I realized that all of my negative "Me" thoughts were all designed to get me to be defeated, confused and prideful.

Proverbs 3:7
Be not wise in your own eyes; fear the LORD, and turn away from evil.

Proverbs 16:18
Pride goes before destruction, and a haughty spirit before a fall.

For me to think I should be able to handle it all myself, heal myself, know how to proceed in my own smarts and be wise enough to figure everything out in my own strength and THEN present myself to God all in order is Prideful, arrogant, the works of the flesh and quite frankly Impossible!!!!

God wants to be my Shepherd. It is ok, even desirable, to be His sheep, hear His voice and follow Him. He will take me to those green pastures. He will cause me to lie down in peace. He wants me to call upon Him. He wants to show Himself mighty on my behalf. He wants to strengthen me with His mighty power. He wants to restore me to vigorous life and health. He want to fulfill all of His promises to me. He wants me to call upon Him. He wants me to cast all my cares upon Him. He wants to show me that He is Faithful.
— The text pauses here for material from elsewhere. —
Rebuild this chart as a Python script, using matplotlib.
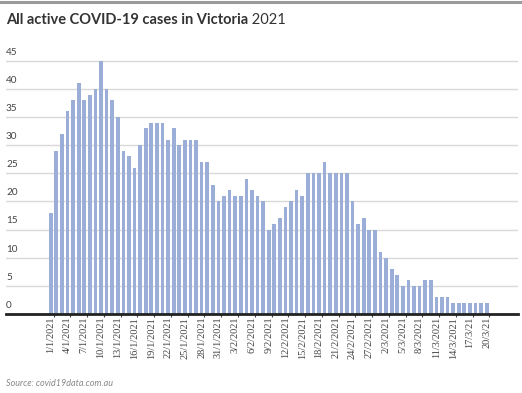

The enemy is very skilled at trying to deceive us and derail us from God's purpose for our lives. He would not be so worried and work so hard to steal from us if we had nothing worthy of stealing. If we were no threat to him there would be no reason to try to kill or destroy us. He can see the headway we are making. He is fully aware of the fruit we are bearing. He knows we are a threat to his purposes. He knows God is who works in you to will and to act on behalf of His good purpose.

It is necessary to evaluate our situation. Are we confused? Then we know the devil is exercising his tactics on us. We must scope out our thoughts. Do they agree with God? If not, refuse those thoughts and purposely replace them with what God's Word says. Be on alert. Resist the enemy and he will flee. Do not be lifted up in pride thinking either "look what I have achieved" in good times or "look what I should be doing but am failing at" in hard times. Consider yourself dead to all that self effort and completely run to Jesus in humility, totally yielded and dependant on Him and walk in the peace that He provides for us.